Elijah Craig 18 year old Single Barrel Review

Whiskey Name: Elijah Craig 18 year old Single Barrel

Distillery: Heaven Hill

Whiskey Type: Bourbon

Release Date: I suspect my sample is a 2016 release. But my suspicions have been wrong before...

Price: Depends on the shop. Expect prices to start at £150

Age: 18 years old

ABV: 45%

Mashbill: Standard issue HH rye-recipe bourbon: 75% corn, 13% rye, 12% malted barley.

22497832_10157045174104896_435671181_n.jpg

Introduction/Background: A bourbon old enough to order itself (in the UK, at any rate). And from the excellent Heaven Hill distillery no less. First introduced back in 1994, before the devastating fire of ‘96, and brought back to shelves in 2015.

Like its venerable stablemates, the 21 and 23, this bourbon is bottled from a single barrel. At the start of the much-protracted binning of their celebrated 12 year old, Heaven Hill announced that part of the decision stemmed from a desire to be able to continue releasing these longer-aged expressions. Probably wasn’t the chiefest priority, but the luxury whisk(e)y market is what it is.

This particular luxury is bottled at 45% ABV; 2% less than the 12-year, which I’m not sure I fully understand. It doesn’t get quite the same press as some of the competition in its price category, and I wonder whether part of that lies in the fairly miserly cut.

Personally I don’t think whisk(e)y always needs to be cask strength; indeed you taste a good few that could do with a little less enthusiasm from the alcohol. But at least bottling straight from barrel affords drinkers the luxury of choice, which you might be forgiven for hoping for when spending 150 of your English pounds.

At that price, age, and proof the obvious competition is Buffalo Trace’s Eagle Rare 17. Generally the most missable of the BTAC, but actually relatively decent in the newest vintage. Let’s see how Heaven Hill’s late-teenager stacks up.

Appearance: A ruddy sort of hazel. 

Nose: Honeyed, with rather a lot of spicy oak influence. Too woody? No, I don’t think so. Not quite. Benefit of the doubt. There’s an intriguing lift of black fruit (blackcurrants, I think) and menthol, which puts me bizarrely in mind with top-end Chilean Cabernet. [ed. We get it – you work in wine]. Overall it’s developed and assertive, without being overly powerful. Not a nostril-scorcher. Good start.
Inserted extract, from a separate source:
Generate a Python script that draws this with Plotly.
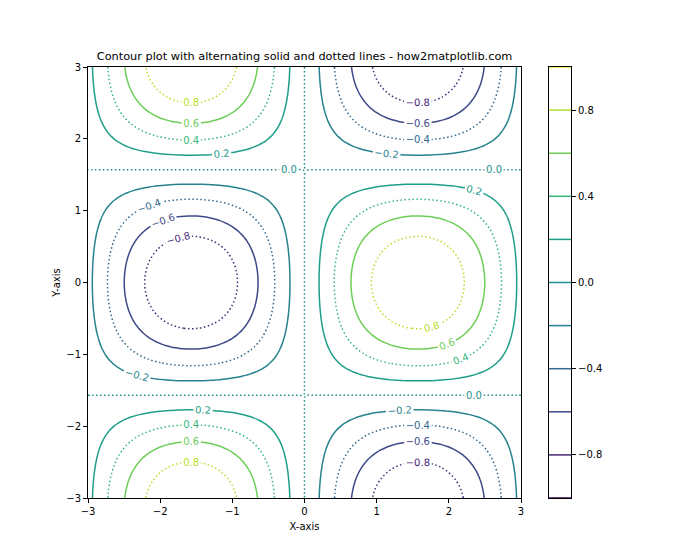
import numpy as np
import plotly.graph_objects as go

# Grid of the sampled field shown in the reference
x = np.linspace(-3, 3, 100)
y = np.linspace(-3, 3, 100)
z = np.sin(x)[None, :] * np.cos(y)[:, None]

levels = [-1.0, -0.8, -0.6, -0.4, -0.2, 0.0, 0.2, 0.4, 0.6, 0.8, 1.0]
colors = ["#440154", "#482878", "#3e4989", "#31688e", "#26828e", "#21918c",
          "#1f9e89", "#35b779", "#6ece58", "#b5de2b", "#fde725"]
styles = ["solid", "dotted"] * 6

xticks = [-3, -2, -1, 0, 1, 2, 3]
yticks = [-3, -2, -1, 0, 1, 2, 3]
cbar_ticks = [-0.8, -0.4, 0.0, 0.4, 0.8]

fig = go.Figure()
for i, (lev, col) in enumerate(zip(levels, colors)):
    dash = "solid" if styles[i] == "solid" else "1.5px,2.5px"
    fig.add_trace(go.Contour(
        x=x, y=y, z=z,
        contours=dict(start=lev, end=lev, size=0.2, coloring="none",
                      showlabels=True,
                      labelfont=dict(size=10, color=col, family="DejaVu Sans"),
                      labelformat=".1f"),
        line=dict(color=col, width=1.5, dash=dash),
        showscale=False, hoverinfo="skip",
        xaxis="x", yaxis="y",
    ))

# colorbar drawn as a separate small axis with level lines
for lev, col in zip(levels, colors):
    fig.add_trace(go.Scatter(
        x=[0, 1], y=[lev, lev], mode="lines",
        line=dict(color=col, width=1.5), showlegend=False,
        hoverinfo="skip", xaxis="x2", yaxis="y2", cliponaxis=False,
    ))

font = dict(family="DejaVu Sans", size=10, color="black")
fig.update_layout(
    width=700, height=560,
    margin=dict(l=88, r=129, t=67, b=62),
    paper_bgcolor="white", plot_bgcolor="white",
    showlegend=False,
    font=font,
    title=dict(text="Contour plot with alternating solid and dotted lines - how2matplotlib.com",
               x=0.4484, xref="paper", xanchor="center",
               y=1 - 56 / 560, yref="container", yanchor="middle",
               font=dict(family="DejaVu Sans", size=11.3, color="black")),
    xaxis=dict(domain=[0, 0.8965], range=[-3, 3], tickvals=xticks,
               ticktext=[str(t) if t >= 0 else "\u2212" + str(-t) for t in xticks],
               showgrid=False, zeroline=False, showline=True, mirror=True,
               linecolor="black", linewidth=1, ticks="outside", ticklen=4,
               tickcolor="black",
               title=dict(text="X-axis", standoff=6, font=font)),
    yaxis=dict(domain=[0, 1], range=[-3, 3], tickvals=yticks,
               ticktext=[str(t) if t >= 0 else "\u2212" + str(-t) for t in yticks],
               showgrid=False, zeroline=False, showline=True, mirror=True,
               linecolor="black", linewidth=1, ticks="outside", ticklen=4,
               tickcolor="black",
               title=dict(text="Y-axis", standoff=3, font=font)),
    xaxis2=dict(domain=[0.9545, 1], range=[0, 1], showticklabels=False,
                ticks="", showgrid=False, zeroline=False, showline=True,
                mirror=True, linecolor="black", linewidth=1, anchor="y2"),
    yaxis2=dict(domain=[0, 1], range=[-1, 1], side="right", anchor="x2",
                tickvals=cbar_ticks,
                ticktext=["\u22120.8", "\u22120.4", "0.0", "0.4", "0.8"],
                showgrid=False, zeroline=False, showline=True, mirror=True,
                linecolor="black", linewidth=1, ticks="outside", ticklen=4,
                tickcolor="black"),
)

fig.write_html("out.html")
Mouth: Ah. Here’s where the oak was. Slightly bitter start suggests that 18 years might have been a bit of a stretch for this particular barrel. It’s also slightly dilute; that modest 45% has robbed the texture of much of its potential lustrousness. There’s still a lot of honey flavour, and a dab or two of fruit has carried across from the nose, with a little cinnamon and nutmeg threatening to add interest. On the whole though this feels rather ordinary I’m afraid. Tamed, and not especially complex.

Finish: Caramel popcorn precedes a return to light, woody bitterness. Medium length. 

Value for Money: Meh. (A pretty firm one). 

Summary: I loved the Elijah Craig 12, and it makes me sad that ‘loved’ now ends with a ‘d’. I was hoping that my first proper sit-down with the 18 would be a bit of a celebration of that, and an elevation of everything that the 12 is; fuller, richer, more complex.

Unfortunately, to me at least, the 18 doesn’t really deliver. Certainly not to the tune of £150 (which, for the record, I also wouldn’t pay for Eagle Rare 17). That’s a special occasion price, and this doesn’t quite taste like special occasion whiskey. Not when you consider the alternatives available for the same money, or considerably less. (@london_liquor is discreetly muttering “Elijah Craig Hazmat” somewhere...)

The potential frailties of single barrels are also on show, particularly on the palate. Though I admit that I thought the nose was pretty great. And this is definitely an example of a bourbon that needed a slightly bigger engine. Even bottling at 50% would have made a significant difference to the texture. At £150+ I’m pretty sure their profit margin could have taken the strain.

Bottom line: if you’re terribly rich, and just want something pretty old and pretty hard to come by for your collection, Elijah Craig 18 is an option. If, like me, you can’t afford to buy whisk(e)y that you don’t really love to drink, I’d keep looking. 

Overall Verdict: The name “Elijah Craig 18 year old Single Barrel” ticks a lot of boxes. But the whiskey itself doesn’t, to my taste. It’s ok. But you’ll be paying over the odds if you invest in a bottle.